In general, a rule looks like this:

preamble : list of one or more phrases divided by semicolons

though in a few common cases (where the preamble begins with Before, After, Instead of, Every turn, or When, and there is only one phrase in the list) the colon can be replaced with a comma. Three kinds of declaration are special, and these we can tell apart by the first word:

To ... - a new phrase: see the chapter on Phrases
At ... - something due to happen at a given time: see Time
Definition: ... - a new adjective: see Descriptions

All other declarations (that is, starting with any other word) create rules fit for going into rulebooks. The preamble can either just be a name, which is required to end with the word "rule", or it can give circumstances and have no name, or it can do both:

This is the ...name of rule...
...circumstances...
...circumstances... (this is the ...name of rule...)

The circumstances should be a sequence of the following ingredients, each of which is optional except the name of the rulebook:

first or last
followed by ...rulebook name...
followed by about or for or of or on or rule
followed by ...what to apply to...
followed by while or when ...condition...
followed by during ...a scene...

The word "first" or "last", if present, is significant: it tells Inform exactly where the new rule should be placed into its rulebook, and so overrides the normal practice of placing the rule according to how specific it is.

On the other hand, the use of any of the following:

for
of
rule about
rule for
rule on

is purely to make the text easier to read: Inform does not make any direct use of these words (except perhaps that it may help to avoid ambiguities by separating the rulebook name from what is being applied to).

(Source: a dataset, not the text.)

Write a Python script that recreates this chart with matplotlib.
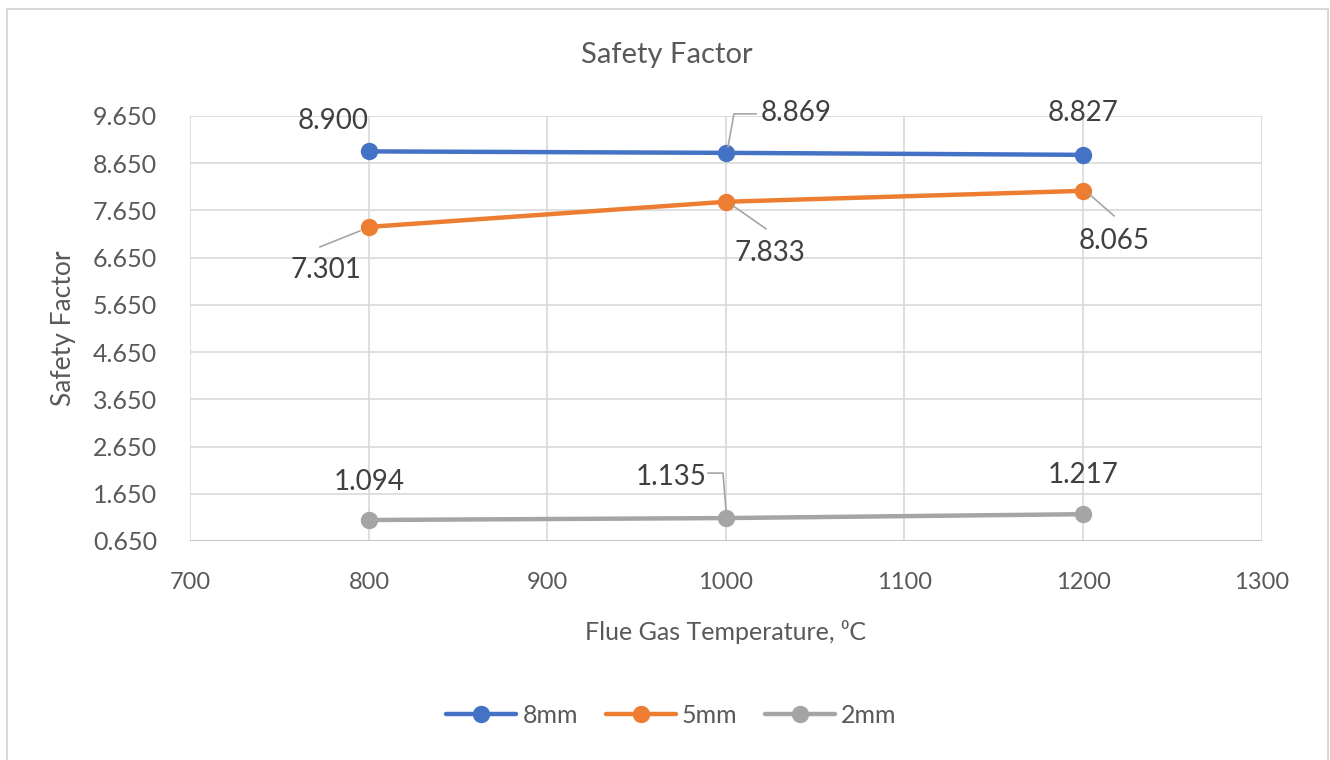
import matplotlib
matplotlib.use("Agg")
import matplotlib.pyplot as plt
from matplotlib.lines import Line2D
from matplotlib.patches import Rectangle
from matplotlib.transforms import IdentityTransform

# Data
temperatures = [800, 1000, 1200]
series_names = ["8mm", "5mm", "2mm"]
sf_8mm = [8.900, 8.869, 8.827]
sf_5mm = [7.301, 7.833, 8.065]
sf_2mm = [1.094, 1.135, 1.217]
x_ticks = [700, 800, 900, 1000, 1100, 1200, 1300]
y_ticks = [0.650, 1.650, 2.650, 3.650, 4.650, 5.650, 6.650, 7.650, 8.650, 9.650]

colors = ["#4472C4", "#ED7D31", "#A5A5A5"]
text_color = "#595959"
grid_color = "#D9D9D9"

plt.rcParams["font.family"] = ["Lato", "DejaVu Sans"]

fig = plt.figure(figsize=(13.3, 7.6), dpi=100)
fig.patch.set_facecolor("white")

# chart frame
fig.patches.append(Rectangle((7 / 1330, -0.05), 1321 / 1330, 1 - 9 / 760 + 0.05,
                             transform=fig.transFigure, fill=False,
                             edgecolor="#D9D9D9", linewidth=1.5))

ax = fig.add_axes([0.1432, 0.2882, 0.8053, 0.5592])
ax.set_xlim(700, 1300)
ax.set_ylim(0.65, 9.65)
ax.set_xticks(x_ticks)
ax.set_yticks(y_ticks)
ax.set_yticklabels([f"{v:.3f}" for v in y_ticks])
ax.grid(True, color=grid_color, linewidth=1.2)
ax.set_axisbelow(True)
for s in ax.spines.values():
    s.set_visible(False)
ax.axhline(0.65, color="#BFBFBF", linewidth=1.2, zorder=1)
ax.tick_params(length=0, colors=text_color)
ax.tick_params(axis="x", pad=22, labelsize=17)
ax.tick_params(axis="y", pad=24, labelsize=18)

all_series = [sf_8mm, sf_5mm, sf_2mm]
for name, vals, c in zip(series_names, all_series, colors):
    ax.plot(temperatures, vals, color=c, linewidth=3.2, marker="o",
            markersize=11.5, label=name, solid_capstyle="round", zorder=3)

fig.text(667 / 1330, 1 - 55 / 760, "Safety Factor", color=text_color, fontsize=21,
         ha="center", va="center")
ax.set_xlabel("Flue Gas Temperature, \u2070C", color=text_color, fontsize=18, labelpad=20)
ax.set_ylabel("Safety Factor", color=text_color, fontsize=19, labelpad=12)

# label offsets (pixels, up positive) and optional leader paths
label_offsets = [
    [(-36, 30), (70, 40), (0, 42)],
    [(-43, -43), (44, -51), (31, -50)],
    [(0, 38), (-55, 41), (0, 39)],
]
leaders = {
    (0, 1): [(2, 6), (8, 39), (30, 39)],
    (1, 0): [(-9, -4), (-49, -20)],
    (1, 1): [(7, -4), (40, -27)],
    (1, 2): [(7, -4), (31, -25)],
    (2, 1): [(0, 8), (-3, 45), (-18, 45)],
}

fig.canvas.draw()
for si, vals in enumerate(all_series):
    for pi, (x, v) in enumerate(zip(temperatures, vals)):
        dx, dy = label_offsets[si][pi]
        ax.annotate(f"{v:.3f}", xy=(x, v), xytext=(dx, dy),
                    textcoords="offset pixels", ha="center", va="center",
                    fontsize=20, color="#404040", zorder=5)
        if (si, pi) in leaders:
            px, py = ax.transData.transform((x, v))
            pts = leaders[(si, pi)]
            fig.add_artist(Line2D([px + p[0] for p in pts], [py + p[1] for p in pts],
                                  transform=IdentityTransform(), color="#A6A6A6",
                                  linewidth=1.2, zorder=4))

fig.legend(loc="center", bbox_to_anchor=(0.505, 0.059), ncol=3, frameon=False,
           fontsize=18, labelcolor=text_color, handlelength=2.8, columnspacing=1.1,
           handletextpad=0.25)

fig.savefig("out.png", dpi=100)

Thus in the rule

Instead of kissing Clark: ...

the word "instead" is the rulebook's name, while "of" is technically optional. "Instead rule about kissing Clark: ..." would work just as well.

In this whole list of possible ingredients, only the rulebook name is compulsory. We could define a rule called simply "Instead: ..." if we wanted - though its universal applicability would make it pretty disruptive, with every action stopped in its tracks.